Ekonomi Gazetesi yazarı Alaattin Aktaş, sosyal medya hesabından yaptığı bir paylaşımla takipçilerini hem istatistiksel bir gerçekle yüzleştirdi hem de hayatın anlamı üzerine derin bir sorgulamaya davet etti. "İnsan öleceğini bilen tek canlı. Ama ne zaman, işte o belli değil," diyerek söze başlayan Aktaş, "İşte yaşımız ve işte kalan muhtemel zamanımız!" notuyla, yaşa göre kalan muhtemel ömrü gösteren çarpıcı bir tablo paylaştı.
İŞTE YAŞINIZA GÖRE KALAN MUHTEMEL ZAMANINIZ
Aktaş'ın paylaştığı ve TÜİK verilerine dayanan tablo, farklı yaş gruplarındaki insanların önünde istatistiksel olarak ne kadar zaman kaldığını gözler önüne seriyor. İşte o tablodan bazı çarpıcı veriler:
- 20 Yaşındaki Bir Gencin Kalan Ömrü: 59,5 yıl (Toplam beklenen ömür: 79,5 yıl)
- 40 Yaşındaki Birinin Kalan Ömrü: 40,3 yıl (Toplam beklenen ömür: 80,3 yıl)
- 50 Yaşındaki Birinin Kalan Ömrü: 30,9 yıl (Toplam beklenen ömür: 80,9 yıl)
- 60 Yaşındaki Birinin Kalan Ömrü: 22,1 yıl (Toplam beklenen ömür: 82,1 yıl)
- 70 Yaşındaki Birinin Kalan Ömrü: 14,3 yıl (Toplam beklenen ömür: 84,3 yıl)
Tablodaki en ilginç detaylardan biri ise, yaş ilerledikçe toplam beklenen ömrün de artması. Bu durum, belirli bir yaşa ulaşan bireylerin o yaşa kadarki hayati riskleri atlatmış olmasından kaynaklanıyor.

AKTAŞ'TAN ZENGİLERE VE POLİTİKACILARA ZOR SORULAR
Alaattin Aktaş, bu istatistiksel gerçeği paylaştıktan sonra, insanları hayatlarındaki öncelikleri sorgulamaya iten şu felsefi soruları sordu:
"Acaba insanlar kaç yıl ömürleri kaldığını bilse hayata biraz farklı mı bakardı? Örneğin dünyalar kadar serveti olan bazı iş insanları yeni servetler uğruna doğayı, ormanı katletmekten kaçınır mıydı? Örneğin bazı politikacılar koltuk hırsını ikinci plana atabilir miydi?"

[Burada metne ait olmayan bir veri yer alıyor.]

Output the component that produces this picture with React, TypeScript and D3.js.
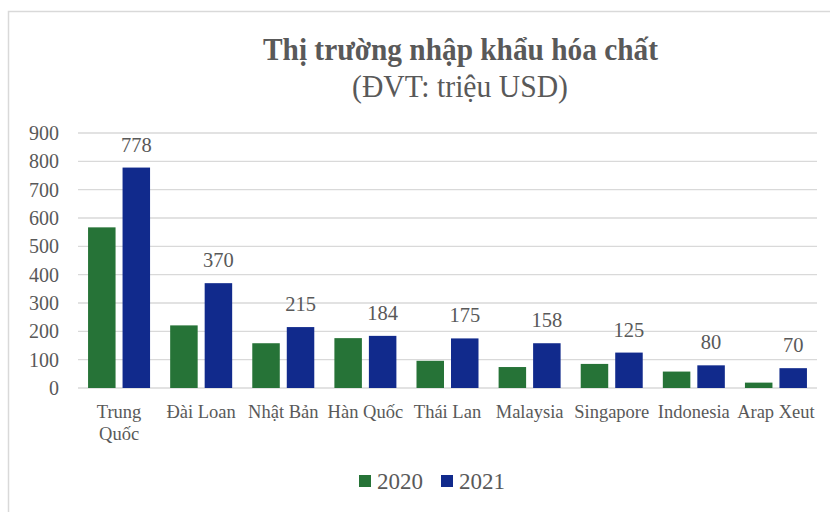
import * as d3 from "d3";

const categories = ["Trung Quốc", "Đài Loan", "Nhật Bản", "Hàn Quốc", "Thái Lan", "Malaysia", "Singapore", "Indonesia", "Arap Xeut"];
const values2020 = [567, 221, 158, 176, 96, 74, 85, 58, 19];
const values2021 = [778, 370, 215, 184, 175, 158, 125, 80, 70];
const yTicks = [0, 100, 200, 300, 400, 500, 600, 700, 800, 900];
const seriesNames = ["2020", "2021"];

const W = 830;
const H = 512;
const FONT = "'Liberation Serif', 'Times New Roman', serif";
const TEXT = "#595959";
const COLORS = ["#267337", "#112a8c"];

export default function App() {
  const x = d3.scaleBand<string>().domain(categories).range([78, 817]).paddingInner(0).paddingOuter(0);
  const y = d3.scaleLinear().domain([0, 900]).range([388, 133]);
  const barW = 27.5;
  const gap = 7;

  return (
    <svg width={W} height={H} style={{ position: "absolute", left: 0, top: 0, background: "#fff" }}>
      <rect x={8.5} y={11.5} width={W + 20} height={H + 20} fill="#fff" stroke="#d9d9d9" strokeWidth={1.5} />
      <text x={263} y={60} textLength={395} lengthAdjust="spacingAndGlyphs" fontFamily={FONT} fontWeight="bold" fontSize={32} fill={TEXT}>
        Thị trường nhập khẩu hóa chất
      </text>
      <text x={352} y={97} textLength={216} lengthAdjust="spacingAndGlyphs" fontFamily={FONT} fontSize={31} fill={TEXT}>
        (ĐVT: triệu USD)
      </text>

      {yTicks.map((t) => (
        <g key={t}>
          <line x1={78} x2={817} y1={y(t)} y2={y(t)} stroke="#d9d9d9" strokeWidth={1.3} />
          <text x={59} y={y(t) + 7} textAnchor="end" fontFamily={FONT} fontSize={20} fill={TEXT}>
            {t}
          </text>
        </g>
      ))}

      {categories.map((c, i) => {
        const cx = (x(c) ?? 0) + x.bandwidth() / 2;
        const x0 = cx - gap / 2 - barW;
        const x1 = cx + gap / 2;
        const lines = c === "Trung Quốc" ? ["Trung", "Quốc"] : [c];
        return (
          <g key={c}>
            <rect x={x0} y={y(values2020[i])} width={barW} height={y(0) - y(values2020[i])} fill={COLORS[0]} />
            <rect x={x1} y={y(values2021[i])} width={barW} height={y(0) - y(values2021[i])} fill={COLORS[1]} />
            <text x={x1 + barW / 2} y={y(values2021[i]) - 16} textAnchor="middle" fontFamily={FONT} fontSize={20.5} fill={TEXT}>
              {values2021[i]}
            </text>
            {lines.map((l, j) => (
              <text key={l} x={cx} y={418 + j * 22} textAnchor="middle" fontFamily={FONT} fontSize={18.5} fill={TEXT}>
                {l}
              </text>
            ))}
          </g>
        );
      })}

      {seriesNames.map((s, i) => {
        const lx = 359 + i * 82;
        return (
          <g key={s}>
            <rect x={lx} y={475} width={12} height={12} fill={COLORS[i]} />
            <text x={lx + 18} y={489} fontFamily={FONT} fontSize={23} fill={TEXT}>
              {s}
            </text>
          </g>
        );
      })}
    </svg>
  );
}
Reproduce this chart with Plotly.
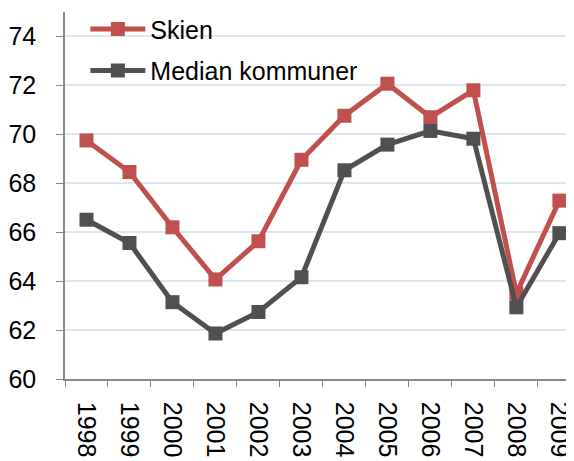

Bu sorularla Aktaş, kalan zamanın bilinmesinin, hırsları ve öncelikleri nasıl değiştirebileceğine dikkat çekti. Paylaşım, sosyal medyada kısa sürede yayılarak birçok kullanıcının kendi hayatını ve kalan zamanını sorguladığı bir tartışma başlattı.